The Portuguese and the chilli

Half our time in Goa was spent on sun loungers, books spine side up, staring out at the mesmeric Arabian Sea. Sometimes we swam (me half terrified by invisible sea creatures), but mostly we sat – and for this time, it felt as though we had checked out of India. A sentiment which isn’t that surprising considering that most of the coast is littered with tourists but also that Goa, for most of it’s recent life, has been Portuguese.

The Portuguese with their big hats and big beards came over in 1497 to take over this luscious bit of coastline. They came and stayed for 450 years and imparted, amongst other things their chillies to India which changed the course of Indian food forever more. Try and imagine Indian food without chillies – it really is too mind-blowing a thought to entertain.


Chillies are used by the sackful in Goa. Many of them end up in Goa’s signature dish, the Vindaloo. A fire-laden chilli, vinegar and pork curry which had many grown men crying in tandoori houses in England when I was growing up in the 90’s. Some end up in a Xacuti, a complicated little dish made up of so many powdered spices a thick mud occasionally forms at the bottom of the dish.

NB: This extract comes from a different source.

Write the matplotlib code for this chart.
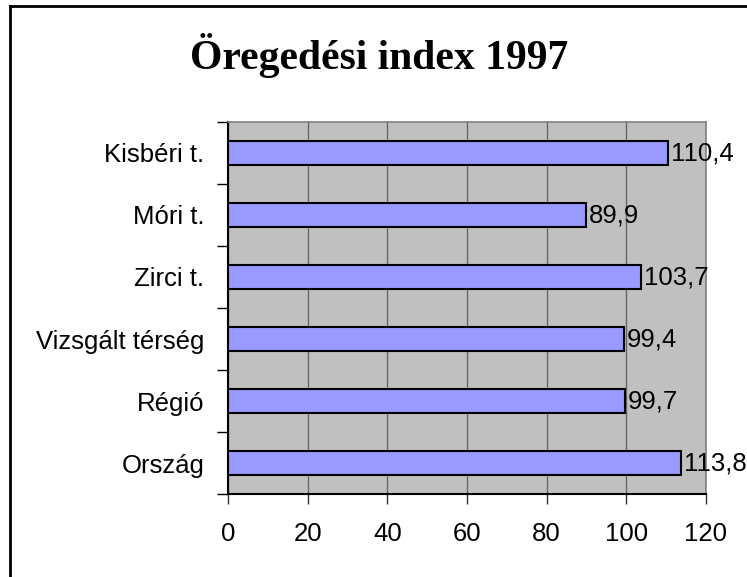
import matplotlib
matplotlib.use("Agg")
import matplotlib.pyplot as plt
from matplotlib.lines import Line2D

categories = ["Kisbéri t.", "Móri t.", "Zirci t.", "Vizsgált térség", "Régió", "Ország"]
values = [110.4, 89.9, 103.7, 99.4, 99.7, 113.8]
value_labels = ["110,4", "89,9", "103,7", "99,4", "99,7", "113,8"]
xticks = [0, 20, 40, 60, 80, 100, 120]
title = "Öregedési index 1997"

W, H = 747, 577
FS = 18.5
fig = plt.figure(figsize=(W / 100, H / 100), dpi=100)
fig.patch.set_facecolor("white")

ax = fig.add_axes([228 / W, 1 - 494 / H, (706 - 228) / W, (494 - 122) / H])
ax.set_facecolor("#C0C0C0")

n = len(categories)
ypos = list(range(n))
ax.barh(ypos, values, height=0.4, color="#9999FF", edgecolor="black", linewidth=1.5, zorder=3)
ax.set_ylim(n - 0.5, -0.5)
ax.set_xlim(0, 120)

for y, v, lab in zip(ypos, values, value_labels):
    ax.annotate(lab, (v, y), xytext=(2, 0), textcoords="offset points",
                ha="left", va="center", fontsize=FS, family="Liberation Sans", zorder=4)

ax.set_xticks(xticks)
ax.set_xticklabels([str(t) for t in xticks], fontsize=FS, family="Liberation Sans")
ax.tick_params(axis="x", length=7, width=1, color="#333333", pad=13, direction="out")

# category labels at bar centers, ticks at boundaries
ax.set_yticks([i - 0.5 for i in range(n + 1)])
ax.set_yticklabels([])
ax.tick_params(axis="y", length=8, width=1, color="black", direction="out")
ax.set_yticks(ypos, minor=True)
ax.set_yticklabels(categories, minor=True, fontsize=FS, family="Liberation Sans")
ax.tick_params(axis="y", which="minor", length=0, pad=17)

ax.grid(axis="x", color="#666666", linewidth=1, zorder=1)
ax.set_axisbelow(True)
for s in ["top", "right"]:
    ax.spines[s].set_color("#808080")
    ax.spines[s].set_linewidth(1.2)
for s in ["left", "bottom"]:
    ax.spines[s].set_color("black")
    ax.spines[s].set_linewidth(1.5)

fig.text(379 / W, 1 - 56 / H, title, ha="center", va="center", fontsize=30,
         fontweight="bold", family="Liberation Serif")

# outer frame (left and top visible)
fig.add_artist(Line2D([10 / W, 10 / W], [0, 1 - 6 / H], transform=fig.transFigure, color="black", linewidth=2))
fig.add_artist(Line2D([10 / W, 1], [1 - 6 / H, 1 - 6 / H], transform=fig.transFigure, color="black", linewidth=2))

fig.savefig("out.png", dpi=100)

Fewer, end up in the most marvellous sausage called, the Goan sausage. The woodier, headier, tougher big brother to chorizo. It was with this sausage and in our beautiful Goan kitchen we created our very own Goan shakshuka.

130424 goa photo

Goan sausage shakshuka recipe

The one thing that I realised with this sausage is that it’s not like any other species of sausage that i’ve cooked with before. It’s tough and needs some time before it will give you it’s glorious flavours and textures. A bit like neck of lamb, or ox cheek. (I found that around 40 minutes was adequate to soften the meat, but you may need longer)


  • 200g Goan sausage, skin removed and chopped into small 1cm cubes
  • 2 Bombay onions (or small red onions in England), finely sliced
  • 6 red peppers, finely chopped into slices
  • 6 ripe tomatoes, chopped into cubes
  • ½ teaspoon of sugar
  • 5 fresh eggs
  • 6 garlic cloves, very finely chopped
  • A pinch of cumin seeds
  • 1 Goan chilli
  • A pinch of salt and pepper
  • 3 tablespoons of vegetable oil

In a pan heat the oil until hot. When hot add the onions and fry until they are soft then add the finely chopped garlic and sugar. Stir for a couple of minutes and add the sausages followed by the peppers as these two will take longer to cook and break down than the tomatoes. Cook on a high heat for around 8-10 minutes, until the peppers are starting to soften, then add the tomatoes.

Leave to cook for around 10-15 mins until the tomatoes start to thicken to a pasta sauce like consistency. Pop in the cumin and a pinch of pepper and salt (if need be). Now make a little well in the sauce with your spoon and crack an egg into it. Repeat in quick succession into the pan and pop a lid on, lower the heat to medium for around 10-12 minutes until the eggs are cooked through.

Serve into bowls with a big hunk of bread (or pav, also Portuguese).